The emotions surrounding socialization and chronic illness can be complicated. Feelings of loneliness, guilt, disconnection, the fear of abandonment, the fear of missing out and worries related to being labeled as irresponsible, disinterested, flaky, or unreliable are common problems for those with chronic illness. The physical and social limitations that result from illness often put chronic illness sufferers in a position where they are constantly saying no, cancelling plans or not even committing in the first place.
Because those of us with chronic illness are likely to (seemingly) regularly decline invitations to spend time with friends and family when we are ill, it can be challenging to maintain a healthy balance and routine when we are well. When we are feeling good, healthy or are in remission, it can feel difficult and even irresponsible not to push ourselves because of the “need” to catch up or make up for all the times we missed out or said no. These particular feelings of guilt, fear and over-compensation can lead to overcommitting, overexerting and potentially retriggering symptoms.
The act of preserving health, while it is present is just as important as taking care of yourself when you are not well and sometimes maintaining health means saying no BECAUSE you feel well. This shift in mindset is a key component in living a healthier life, both emotionally and physically. But slowing down and putting yourself first when you are feeling good might be one of the most difficult concepts to grapple with for someone living the chronic illness life BUT using appropriate coping skills (…keep reading) like leaning on the right support system, being kind, reassuring and soft with yourself, listening to your mind and body and being clear about priorities is an integral part of the process and is necessary for maintaining your efforts in the long run:
Say “No” and Say “Yes” Appropriately
Saying “no” and “yes” appropriately means making choices with healthy limitations. If you don’t feel up to something, are feeling overwhelmed, overcommitted or like you need a little TLC, say “no.” Similarly, if you feel up to something or are craving social connection, say “yes” (with limitations if necessary). Saying “yes” and saying “no” while maintaining health and social connection might mean setting limitations like showing up late, attending a only portion of an event or leaving early.
Show Up In Other Ways
Because social isolation (real or perceived) is a common problem for individuals with chronic illness, saying “no” can feel like self-sabotage. If a particular social event or obligation doesn’t feel right for you, find other ways to show up: Find ways to incorporate your friends and family into your self care practice and/or downtime, host friends at home, invite loved ones to join you for a more relaxing event/plan, send a thoughtful message or make a friendly phone call.
Be Honest and Clear
Being clear and open about your needs related to your chronic illness is an important part in maintaining your health. It’s safe to say that most people don’t/can’t fully understand the ins and outs of life with a chronic illness unless they too, live with chronic illness. In order to get what you need (and in order to minimize feelings of guilt related to the barriers of your illness), it’s essential to help the people in your life understand your needs both when you’re well and when you’re not. Saying things like “I need to focus on taking care of myself” or “I need to rest/slow down so that I can maintain my remission” are a great way to get those you love on board with your (re)mission.

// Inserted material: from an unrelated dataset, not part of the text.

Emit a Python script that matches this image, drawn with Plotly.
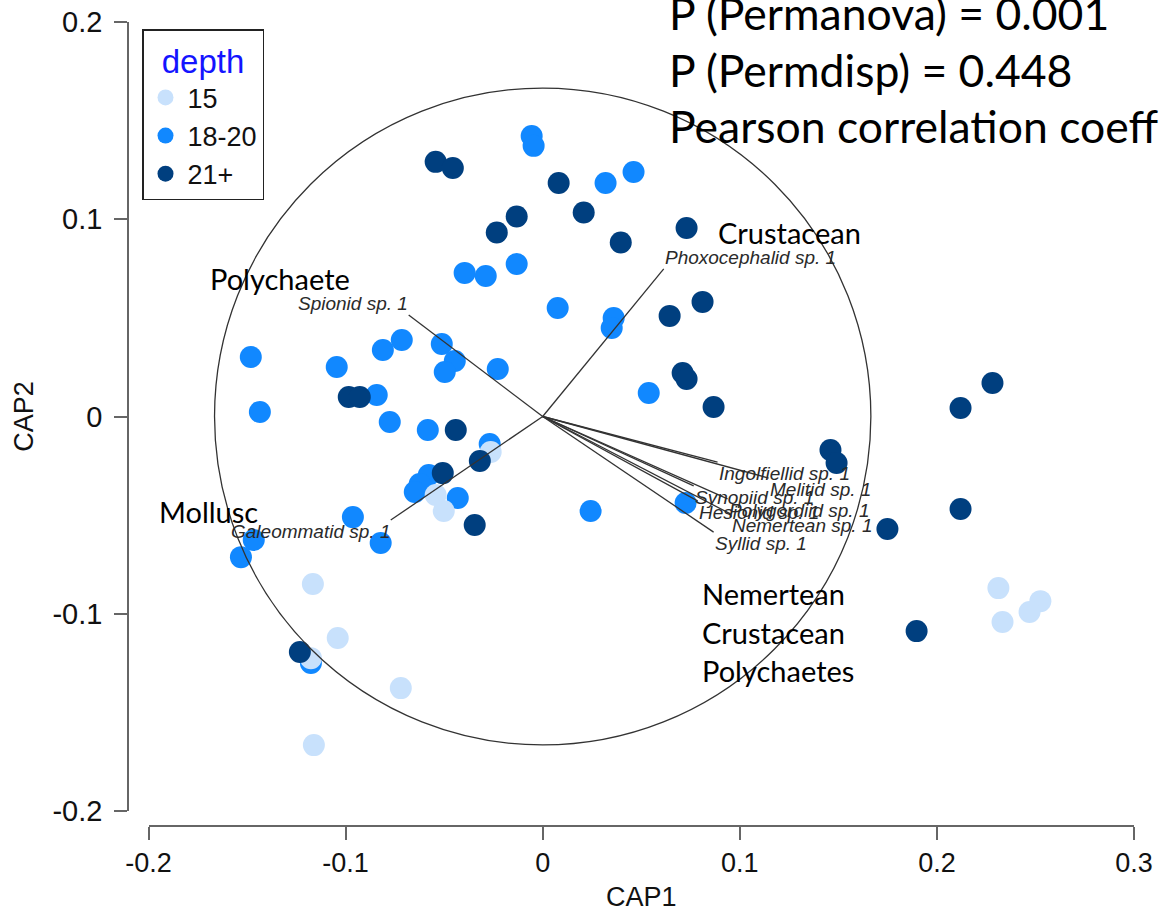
import plotly.graph_objects as go

W, H = 1160, 912

# CAP ordination scores per depth group
cap1_15 = [-0.0264, -0.0543, -0.0502, -0.1166, -0.1040, -0.1176, -0.0720, -0.1161,
           0.2312, 0.2525, 0.2470, 0.2333]
cap2_15 = [-0.0180, -0.0398, -0.0479, -0.0849, -0.1123, -0.1225, -0.1377, -0.1666,
           -0.0870, -0.0936, -0.0991, -0.1042]

cap1_18_20 = [-0.0056, -0.0046, 0.0319, 0.0461, -0.0396, -0.0289, -0.0132, 0.0076,
              0.0360, 0.0350, -0.1481, -0.1435, -0.1045, -0.0811, -0.0715, -0.0512,
              -0.0446, -0.0497, -0.0228, -0.0842, -0.0776, -0.0583, -0.0269, -0.0578,
              -0.0624, -0.0649, -0.0431, -0.0963, -0.0822, -0.1466, -0.1531, -0.1176,
              0.0243, 0.0538, 0.0725]
cap2_18_20 = [0.1422, 0.1372, 0.1184, 0.1240, 0.0728, 0.0712, 0.0773, 0.0550,
              0.0499, 0.0449, 0.0302, 0.0023, 0.0251, 0.0337, 0.0388, 0.0368,
              0.0281, 0.0226, 0.0241, 0.0109, -0.0028, -0.0068, -0.0139, -0.0297,
              -0.0342, -0.0383, -0.0413, -0.0510, -0.0641, -0.0626, -0.0713, -0.1250,
              -0.0479, 0.0119, -0.0439]

cap1_21 = [-0.0543, -0.0456, 0.0081, 0.0208, -0.0132, -0.0233, 0.0396, 0.0730,
           0.0644, 0.0811, -0.0984, -0.0928, -0.0441, -0.0319, -0.0507, -0.0345,
           -0.1232, 0.0710, 0.0730, 0.0867, 0.1460, 0.1491, 0.1749, 0.1897,
           0.2120, 0.2282, 0.2120]
cap2_21 = [0.1291, 0.1260, 0.1184, 0.1034, 0.1014, 0.0933, 0.0882, 0.0956,
           0.0510, 0.0581, 0.0099, 0.0099, -0.0068, -0.0226, -0.0287, -0.0550,
           -0.1194, 0.0221, 0.0190, 0.0048, -0.0170, -0.0236, -0.0570, -0.1088,
           0.0043, 0.0170, -0.0469]

# Pearson correlation vectors (species) - tip coordinates
species = ["Spionid sp. 1", "Phoxocephalid sp. 1", "Galeommatid sp. 1",
           "Ingolfiellid sp. 1", "Melitid sp. 1", "Synopiid sp. 1",
           "Hesionid sp. 1", "Polygordiid sp. 1", "Nemertean sp. 1", "Syllid sp. 1"]
vec_x = [-0.0680, 0.0614, -0.0771, 0.0887, 0.1146, 0.0766, 0.0786, 0.0938, 0.0953, 0.0867]
vec_y = [0.0515, 0.0748, -0.0525, -0.0231, -0.0312, -0.0352, -0.0428, -0.0418, -0.0494, -0.0586]

circle_r = 0.1665

x_ticks = [-0.2, -0.1, 0, 0.1, 0.2, 0.3]
x_ticktext = ["-0.2", "-0.1", "0", "0.1", "0.2", "0.3"]
y_ticks = [-0.2, -0.1, 0, 0.1, 0.2]
y_ticktext = ["-0.2", "-0.1", "0", "0.1", "0.2"]

stats_lines = ["P (Permanova) = 0.001", "P (Permdisp) = 0.448", "Pearson correlation coeff"]

colors = {"15": "#c8e1fc", "18-20": "#1188ff", "21+": "#003f7f"}

AX_FONT = "Liberation Sans, Arial, sans-serif"
NOTE_FONT = "Lato, 'Open Sans', sans-serif"

fig = go.Figure()

groups = [("18-20", cap1_18_20, cap2_18_20, 2),
          ("15", cap1_15, cap2_15, 1),
          ("21+", cap1_21, cap2_21, 3)]
for name, xs, ys, rank in groups:
    fig.add_trace(go.Scatter(
        x=xs, y=ys, mode="markers", name=name, legendrank=rank,
        marker=dict(size=22, color=colors[name], line=dict(width=0)),
        cliponaxis=False, hoverinfo="skip",
    ))

# vectors from the origin
vx, vy = [], []
for x, y in zip(vec_x, vec_y):
    vx += [0, x, None]
    vy += [0, y, None]
fig.add_trace(go.Scatter(x=vx, y=vy, mode="lines", showlegend=False,
                         line=dict(color="#333333", width=1.3), hoverinfo="skip",
                         cliponaxis=False))

# correlation circle
fig.add_shape(type="circle", xref="x", yref="y",
              x0=-circle_r, y0=-circle_r, x1=circle_r, y1=circle_r,
              line=dict(color="#333333", width=1.3), layer="above")

annotations = []
for name, x, y in zip(species, vec_x, vec_y):
    annotations.append(dict(
        x=x, y=y, xref="x", yref="y", text="<i>" + name + "</i>", showarrow=False,
        xanchor="left" if x > 0 else "right",
        yanchor="bottom" if y > 0 else "top",
        font=dict(family=AX_FONT, size=19, color="#2a2a2a"),
        borderpad=0,
    ))

def px(xp):
    return xp / W

def py(yp):
    return 1 - yp / H

# group captions
captions = [("Crustacean", 716, 233), ("Polychaete", 208, 278), ("Mollusc", 157, 511),
            ("Nemertean", 700, 593), ("Crustacean", 700, 632), ("Polychaetes", 700, 670)]
for text, xp, yp in captions:
    annotations.append(dict(x=px(xp), y=py(yp), xref="paper", yref="paper", text=text,
                            showarrow=False, xanchor="left", yanchor="middle",
                            font=dict(family=NOTE_FONT, size=29, color="#000000")))

for text, yp in zip(stats_lines, [12, 69, 125]):
    annotations.append(dict(x=px(667), y=py(yp), xref="paper", yref="paper", text=text,
                            showarrow=False, xanchor="left", yanchor="middle",
                            font=dict(family=NOTE_FONT, size=44.5, color="#000000")))

axis_common = dict(showgrid=False, zeroline=False, showline=True, linecolor="#666666",
                   linewidth=1.5, ticks="outside", ticklen=13, tickwidth=1.5,
                   tickcolor="#666666", anchor="free", automargin=False)

fig.update_layout(
    width=W, height=H,
    margin=dict(l=0, r=0, t=0, b=0),
    paper_bgcolor="white", plot_bgcolor="white",
    xaxis=dict(domain=[px(148.5), px(1134)], range=[-0.2, 0.3], position=py(826),
               tickvals=x_ticks, ticktext=x_ticktext,
               tickfont=dict(family=AX_FONT, size=27, color="#111111"),
               title=dict(text="CAP1", font=dict(family=AX_FONT, size=27, color="#111111"),
                          standoff=10),
               **axis_common),
    yaxis=dict(domain=[py(811), py(22)], range=[-0.2, 0.2], position=px(128),
               tickvals=y_ticks, ticktext=y_ticktext, ticklabelstandoff=6,
               tickfont=dict(family=AX_FONT, size=29, color="#111111"),
               title=dict(text="CAP2", font=dict(family=AX_FONT, size=27, color="#111111"),
                          standoff=10),
               **axis_common),
    legend=dict(x=px(142), y=py(29), xanchor="left", yanchor="top",
                bordercolor="#222222", borderwidth=1.5, bgcolor="white",
                font=dict(family=AX_FONT, size=27, color="#111111"),
                title=dict(text="depth", side="top center",
                           font=dict(family=AX_FONT, size=33, color="#1414ff")),
                itemwidth=34, tracegroupgap=0),
    annotations=annotations,
    showlegend=True,
)

fig.write_html("out.html")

Nourish The Right Friendships
The ability to maintain friendships when you have a chronic illness is often dependant upon the quality of your relationships and how you choose to nurture those relationships. Nourish friendships that are good for your health-Friends that are good for your health are those that are understanding, loyal, compassionate and consistent. While it’s up to you to be clear about your needs as they relate to your illness AND your wellness, those who are understanding and supportive as well as those who are able empathize with you and your condition are the ones to keep around.
Use Positive and Loving Self-Talk
The way you speak to yourself has a major impact on the way you feel about yourself, your needs and your actions. With or without chronic illness, you need your own support more than you need anyone else’s. When your limitations get in the way of living life the way you planned or hoped to and when you choose to slow down, skip out or say no to something as a means to protect yourself, your health and your wellbeing, make sure to be reassuring, kind and understanding to yourself. Using positive and loving self-talk like: “I need some down time so that I can maintain my remission,” “I am doing what is right for my mind and body,” “I feel good about taking care of myself,” or “ by saying no, I’m being proactive about keeping myself well” can make all the difference.